Sentiments (our points of view, feelings, attitudes, opinions, beliefs, ideas and thoughts) determine at least initially how we decide what we like, prefer, choose, or commit to. It may seem surprising but evidence shows human beings make significant life decisions and choices using values-infused sentiment rather than rational moments simply because the decision or choice suits them. Later, rational thought and more objective decision-making may override first reactions, or it may not, depending on whether the person considers how they arrived at their decision.

‘Subjective’ is the term that describes perspectives based on sentiment. It reflects a ‘for me’ perspective that can never be reduced to objective analysis or precise measurement. This way of seeing things is fundamental to human life and no one is exempt from its primary influence. The questions developed by the UK’s ONS to assess how people felt are based in this ‘for me’ perspective.

What we gain from NAB Wellbeing Index data

Similar to surveys developed for the OECD and the ONS, the NAB Australian Wellbeing Index recognises that values, sentiments, and subjectivity are central to wellbeing.

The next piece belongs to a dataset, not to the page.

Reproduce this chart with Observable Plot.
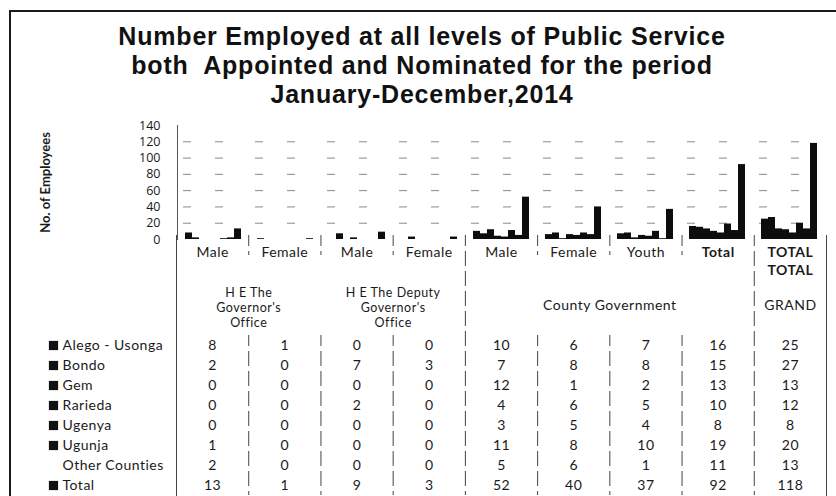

Therefore the survey uses such questions to elicit people’s feelings about their emotional experience. ‘Satisfaction with life’ is an attitude; feelings are captured in ‘happy’, ‘anxious’, and ‘worthwhile’. These aspects are fundamental components of wellbeing.

Since it’s based in sentiment, any survey about personal wellbeing experience cannot yield objective data. We cannot know precisely what their experiences were, or what they meant to people. However when individual survey data is amalgamated it yields information about the population, providing reliable and valid information about how people feel in relation to their wellbeing. This knowledge is a sound platform to create public policy and relevant, targeted community-based interventions.